Dalam shahih Bukhari, Anas bin Malik
Radhiyallahu ‘anhu menceritakan bahwa dahulu jika musim paceklik, sayidina ‘Umar bin
Khattab radhiyallahu ‘anhu meminta hujan dengan bertawassul kepada sayidina ‘Abbas bin ‘Abdul
Muthalib. Sayidina ‘Umar berkata dalam do’anya
أللهمّ إنا كنا نتوسل إليك بنبينا فتسقينا وإنا
نتوسل إليك بعم نبينا فاسقنا
“Ya Allah, sesungguhnya dahulu ketika berdo’a
kepada-Mu kami bertawassul dengan Nabi-Mu, Engkaupun menurunkan hujan kepada
kami.

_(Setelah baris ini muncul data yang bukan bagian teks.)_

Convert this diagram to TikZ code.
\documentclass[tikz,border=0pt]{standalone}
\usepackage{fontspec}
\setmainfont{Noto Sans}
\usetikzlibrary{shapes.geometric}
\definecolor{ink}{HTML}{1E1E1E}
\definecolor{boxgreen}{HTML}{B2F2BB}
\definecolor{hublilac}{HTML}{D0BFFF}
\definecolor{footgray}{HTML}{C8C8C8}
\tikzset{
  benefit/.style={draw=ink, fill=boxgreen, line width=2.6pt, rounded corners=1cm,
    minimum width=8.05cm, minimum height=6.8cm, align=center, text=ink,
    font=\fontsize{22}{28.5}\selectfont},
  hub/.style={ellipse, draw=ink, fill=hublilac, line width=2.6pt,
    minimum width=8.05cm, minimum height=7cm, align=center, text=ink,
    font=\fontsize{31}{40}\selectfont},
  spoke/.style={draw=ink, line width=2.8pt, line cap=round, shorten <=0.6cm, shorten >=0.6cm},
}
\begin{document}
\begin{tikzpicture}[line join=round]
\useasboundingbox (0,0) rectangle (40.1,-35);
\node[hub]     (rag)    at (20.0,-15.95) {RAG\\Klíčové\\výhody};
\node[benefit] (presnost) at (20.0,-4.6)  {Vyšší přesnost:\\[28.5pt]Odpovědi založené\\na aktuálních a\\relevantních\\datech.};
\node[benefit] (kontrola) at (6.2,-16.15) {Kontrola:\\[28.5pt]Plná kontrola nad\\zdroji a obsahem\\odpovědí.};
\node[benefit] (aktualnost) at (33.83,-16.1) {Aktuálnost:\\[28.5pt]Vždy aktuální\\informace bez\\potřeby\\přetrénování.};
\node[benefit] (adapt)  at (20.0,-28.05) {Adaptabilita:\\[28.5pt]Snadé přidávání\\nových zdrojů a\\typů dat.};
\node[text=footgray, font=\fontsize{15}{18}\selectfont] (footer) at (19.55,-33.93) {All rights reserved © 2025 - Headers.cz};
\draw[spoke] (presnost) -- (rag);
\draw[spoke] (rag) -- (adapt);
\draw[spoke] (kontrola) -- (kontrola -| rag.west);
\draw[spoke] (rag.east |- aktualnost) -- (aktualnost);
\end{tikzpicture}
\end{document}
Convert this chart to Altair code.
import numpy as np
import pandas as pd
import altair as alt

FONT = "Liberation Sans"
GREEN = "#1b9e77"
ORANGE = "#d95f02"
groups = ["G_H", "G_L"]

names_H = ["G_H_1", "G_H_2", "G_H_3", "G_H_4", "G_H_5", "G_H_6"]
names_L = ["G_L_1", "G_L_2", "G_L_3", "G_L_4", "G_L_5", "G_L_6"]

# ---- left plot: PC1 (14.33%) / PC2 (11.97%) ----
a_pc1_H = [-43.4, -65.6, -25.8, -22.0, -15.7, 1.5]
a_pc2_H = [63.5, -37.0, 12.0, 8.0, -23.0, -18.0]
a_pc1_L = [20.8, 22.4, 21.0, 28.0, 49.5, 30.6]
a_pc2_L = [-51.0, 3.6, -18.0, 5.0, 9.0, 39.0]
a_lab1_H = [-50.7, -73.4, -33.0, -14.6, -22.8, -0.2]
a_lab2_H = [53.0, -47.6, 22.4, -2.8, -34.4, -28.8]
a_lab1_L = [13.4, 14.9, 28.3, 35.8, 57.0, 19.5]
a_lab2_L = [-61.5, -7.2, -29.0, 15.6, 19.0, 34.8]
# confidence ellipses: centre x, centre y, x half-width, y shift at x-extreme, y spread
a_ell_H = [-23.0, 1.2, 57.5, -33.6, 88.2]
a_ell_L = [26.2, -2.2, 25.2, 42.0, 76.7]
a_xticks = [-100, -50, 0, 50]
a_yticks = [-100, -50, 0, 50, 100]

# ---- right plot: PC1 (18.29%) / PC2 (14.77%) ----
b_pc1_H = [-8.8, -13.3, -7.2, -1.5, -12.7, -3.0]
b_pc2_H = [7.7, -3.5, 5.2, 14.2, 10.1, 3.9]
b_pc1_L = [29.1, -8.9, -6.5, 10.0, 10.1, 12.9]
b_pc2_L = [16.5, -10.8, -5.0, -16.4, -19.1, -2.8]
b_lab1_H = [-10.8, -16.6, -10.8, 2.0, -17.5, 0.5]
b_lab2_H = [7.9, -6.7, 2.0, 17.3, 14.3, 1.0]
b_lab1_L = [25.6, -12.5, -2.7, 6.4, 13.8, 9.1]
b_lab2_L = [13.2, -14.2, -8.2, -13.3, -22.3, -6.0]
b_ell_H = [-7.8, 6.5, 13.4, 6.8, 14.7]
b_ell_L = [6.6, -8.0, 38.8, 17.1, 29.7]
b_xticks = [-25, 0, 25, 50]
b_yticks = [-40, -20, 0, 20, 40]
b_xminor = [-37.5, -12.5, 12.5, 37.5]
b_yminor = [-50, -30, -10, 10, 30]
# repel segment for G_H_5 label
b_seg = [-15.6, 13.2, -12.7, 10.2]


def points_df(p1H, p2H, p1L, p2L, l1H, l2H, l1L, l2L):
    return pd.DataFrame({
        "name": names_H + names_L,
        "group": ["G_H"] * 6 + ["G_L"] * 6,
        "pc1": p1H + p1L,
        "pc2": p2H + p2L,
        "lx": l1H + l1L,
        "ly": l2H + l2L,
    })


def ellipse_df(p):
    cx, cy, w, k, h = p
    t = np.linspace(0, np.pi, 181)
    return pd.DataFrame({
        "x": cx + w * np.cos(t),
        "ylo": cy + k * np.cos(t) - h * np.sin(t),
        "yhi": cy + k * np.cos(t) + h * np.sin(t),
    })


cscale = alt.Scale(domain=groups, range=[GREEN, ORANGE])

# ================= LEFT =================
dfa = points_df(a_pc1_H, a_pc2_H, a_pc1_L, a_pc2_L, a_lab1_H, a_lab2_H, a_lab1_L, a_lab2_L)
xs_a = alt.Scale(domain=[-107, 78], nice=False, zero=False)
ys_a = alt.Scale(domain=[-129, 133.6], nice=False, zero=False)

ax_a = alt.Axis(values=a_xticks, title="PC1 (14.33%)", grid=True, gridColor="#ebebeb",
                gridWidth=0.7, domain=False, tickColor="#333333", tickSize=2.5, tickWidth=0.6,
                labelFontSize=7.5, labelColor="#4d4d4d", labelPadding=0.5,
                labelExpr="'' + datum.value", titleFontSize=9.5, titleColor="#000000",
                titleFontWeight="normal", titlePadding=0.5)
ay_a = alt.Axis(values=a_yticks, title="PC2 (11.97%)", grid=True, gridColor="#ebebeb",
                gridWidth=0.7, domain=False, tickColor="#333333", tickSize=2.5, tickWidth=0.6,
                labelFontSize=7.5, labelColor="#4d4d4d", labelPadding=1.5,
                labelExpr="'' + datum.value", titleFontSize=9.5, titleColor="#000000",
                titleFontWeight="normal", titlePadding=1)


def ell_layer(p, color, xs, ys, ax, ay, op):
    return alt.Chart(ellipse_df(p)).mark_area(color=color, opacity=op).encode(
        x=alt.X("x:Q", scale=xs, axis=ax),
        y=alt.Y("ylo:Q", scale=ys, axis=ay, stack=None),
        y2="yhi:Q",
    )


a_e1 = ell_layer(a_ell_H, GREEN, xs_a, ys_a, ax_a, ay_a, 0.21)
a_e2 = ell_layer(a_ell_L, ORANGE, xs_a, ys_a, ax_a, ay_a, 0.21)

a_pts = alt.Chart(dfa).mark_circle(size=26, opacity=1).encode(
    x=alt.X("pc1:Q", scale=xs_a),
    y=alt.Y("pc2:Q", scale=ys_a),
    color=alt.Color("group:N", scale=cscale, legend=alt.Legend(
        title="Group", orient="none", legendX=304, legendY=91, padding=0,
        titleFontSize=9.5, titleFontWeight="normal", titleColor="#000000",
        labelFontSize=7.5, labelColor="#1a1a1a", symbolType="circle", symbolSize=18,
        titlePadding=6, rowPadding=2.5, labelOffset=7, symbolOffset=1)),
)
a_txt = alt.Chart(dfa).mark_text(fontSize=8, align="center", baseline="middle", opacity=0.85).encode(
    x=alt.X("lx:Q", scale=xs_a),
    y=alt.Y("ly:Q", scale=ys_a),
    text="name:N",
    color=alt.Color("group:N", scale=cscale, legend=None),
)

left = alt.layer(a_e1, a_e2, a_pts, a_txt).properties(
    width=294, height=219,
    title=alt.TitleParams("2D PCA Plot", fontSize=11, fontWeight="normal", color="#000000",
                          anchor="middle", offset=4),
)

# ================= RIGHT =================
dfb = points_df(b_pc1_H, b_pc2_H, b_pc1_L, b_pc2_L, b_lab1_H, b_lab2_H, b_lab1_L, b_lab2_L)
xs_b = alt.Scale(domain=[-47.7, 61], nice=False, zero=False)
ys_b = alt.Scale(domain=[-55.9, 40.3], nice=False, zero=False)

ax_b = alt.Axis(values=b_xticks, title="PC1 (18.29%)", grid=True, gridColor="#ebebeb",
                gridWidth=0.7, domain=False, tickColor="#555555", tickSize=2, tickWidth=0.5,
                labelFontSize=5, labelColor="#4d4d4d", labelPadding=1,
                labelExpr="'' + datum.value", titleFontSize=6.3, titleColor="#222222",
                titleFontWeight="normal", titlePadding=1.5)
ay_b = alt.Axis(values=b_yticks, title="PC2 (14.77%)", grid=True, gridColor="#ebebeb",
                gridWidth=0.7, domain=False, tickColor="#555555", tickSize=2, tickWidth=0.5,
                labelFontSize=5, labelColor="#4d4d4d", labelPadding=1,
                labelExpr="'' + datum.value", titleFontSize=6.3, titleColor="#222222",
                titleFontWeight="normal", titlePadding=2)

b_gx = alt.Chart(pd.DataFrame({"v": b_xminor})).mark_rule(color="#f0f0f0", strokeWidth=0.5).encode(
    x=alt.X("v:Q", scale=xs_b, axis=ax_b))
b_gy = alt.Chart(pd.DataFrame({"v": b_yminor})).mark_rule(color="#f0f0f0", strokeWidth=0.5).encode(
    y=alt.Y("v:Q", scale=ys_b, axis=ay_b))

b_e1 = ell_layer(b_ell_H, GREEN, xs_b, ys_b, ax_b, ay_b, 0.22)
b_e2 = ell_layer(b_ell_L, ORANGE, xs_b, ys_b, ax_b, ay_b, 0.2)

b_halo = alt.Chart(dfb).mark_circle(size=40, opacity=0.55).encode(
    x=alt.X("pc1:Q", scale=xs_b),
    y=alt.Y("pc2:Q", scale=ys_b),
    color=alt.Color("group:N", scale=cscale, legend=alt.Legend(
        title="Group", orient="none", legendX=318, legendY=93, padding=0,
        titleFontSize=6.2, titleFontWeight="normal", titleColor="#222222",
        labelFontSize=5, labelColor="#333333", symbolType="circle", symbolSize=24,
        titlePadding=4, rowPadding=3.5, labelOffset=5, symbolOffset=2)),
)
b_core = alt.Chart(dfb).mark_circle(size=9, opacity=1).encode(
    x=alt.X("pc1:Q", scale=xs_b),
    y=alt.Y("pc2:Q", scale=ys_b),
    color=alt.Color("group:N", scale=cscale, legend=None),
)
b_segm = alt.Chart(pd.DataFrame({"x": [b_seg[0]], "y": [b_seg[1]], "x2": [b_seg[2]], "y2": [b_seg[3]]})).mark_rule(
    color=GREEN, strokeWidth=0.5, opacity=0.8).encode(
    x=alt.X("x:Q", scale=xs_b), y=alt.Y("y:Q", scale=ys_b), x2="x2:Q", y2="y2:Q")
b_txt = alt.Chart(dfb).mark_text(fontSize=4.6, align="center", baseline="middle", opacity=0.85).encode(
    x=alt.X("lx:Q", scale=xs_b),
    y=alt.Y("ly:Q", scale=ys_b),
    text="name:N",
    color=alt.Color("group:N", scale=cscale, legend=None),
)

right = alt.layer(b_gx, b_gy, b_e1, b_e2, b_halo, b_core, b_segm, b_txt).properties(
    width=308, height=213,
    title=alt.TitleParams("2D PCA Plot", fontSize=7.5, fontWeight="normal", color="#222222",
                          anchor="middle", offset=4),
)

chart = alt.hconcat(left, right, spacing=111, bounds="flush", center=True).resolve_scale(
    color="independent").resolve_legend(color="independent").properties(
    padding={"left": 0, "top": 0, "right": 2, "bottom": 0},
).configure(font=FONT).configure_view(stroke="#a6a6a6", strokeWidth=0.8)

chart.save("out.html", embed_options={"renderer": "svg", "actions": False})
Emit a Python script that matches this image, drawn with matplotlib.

Dan sekarang kami berdo’a kepada-Mu dengan bertawassul dengan paman Nabi
kami, maka berilah kami hujan.” (HR Bukhari)
Tidak
lama setelah itu, Allah menurunkan hujan kepada mereka semua.
Di atas
disebutkan dengan jelas bahwa sayidina ‘Umar bin Khattab radhiyallahu ‘anhu
bertawassul dengan sayidina ‘Abbas radhiyallahu ‘anhu paman Nabi Shallallahu ‘alaihi
wa sallam. Ada sebagian yang menggunakan atsar ini sebagai dalil bahwa tawassul
dengan orang yang sudah meninggal tidak boleh, sebab sayyidina ‘Umar
bertawassul dengan sayidina ‘Abbas yang masih hidup. Pendapat seperti ini tidak
tepat, sebab dalam kenyataannya Rasulullah shallallahu ‘alaihi wa sallam mencontohkan kepada kita bertawassul kepada
yang hidup maupun yang sudah meninggal. Begitu pula para sahabat radhiyallahu ‘anhum
lainnya sebagaimana diceritakan tentang seorang tuna netra di zaman
kekhalifahan sayidina ‘Usman radhiyallahu ‘anhu. Lalu apa maksud tawassul
sayidina ‘Umar radhiyallahu ‘anhu dengan sayidina ‘Abbas radhiyallahu ‘anhu yang
masih hidup? Tujuan beliau adalah untuk mengajarkan dan mencontohkan kepada
semua sahabat, bahwa tawassul dengan selain Nabi Shallallahu ‘alaihi wa sallam
boleh dan dapat dilakukan. Beliau radhiyallahu ‘anhu menunjuk sayidina ‘Abbas
radhiyallahu ‘anhu karena kedekatan sayidina ‘Abbas radhiyallahu ‘anhu dengan
Nabi Muhammad shallallahu ‘alaihi wa sallam. Sayidina ‘Abbas radhiyallahu ‘anhu
merupakan paman Nabi Shallallahu ‘alaihi wa sallam, ahli bait Rasulullah
shallallahu ‘alaihi wa sallam.
Kesimpulannya, tawassul merupakan salah satu bentuk do’a. Beberapa
Hadis yang telah lalu disebutkan membuktikan bahwa tawassul dengan amal shaleh
sendiri dan dengan orang lain yang masih hidup maupun yang sudah meninggal,
merupakan bagian ajaran Islam. Oleh karena itu, mari kita berhati-hati dan
tidak menuduh seorang muslim telah berbuat syirik hanya karena bertawassul
dengan mereka yang telah meninggal dunia.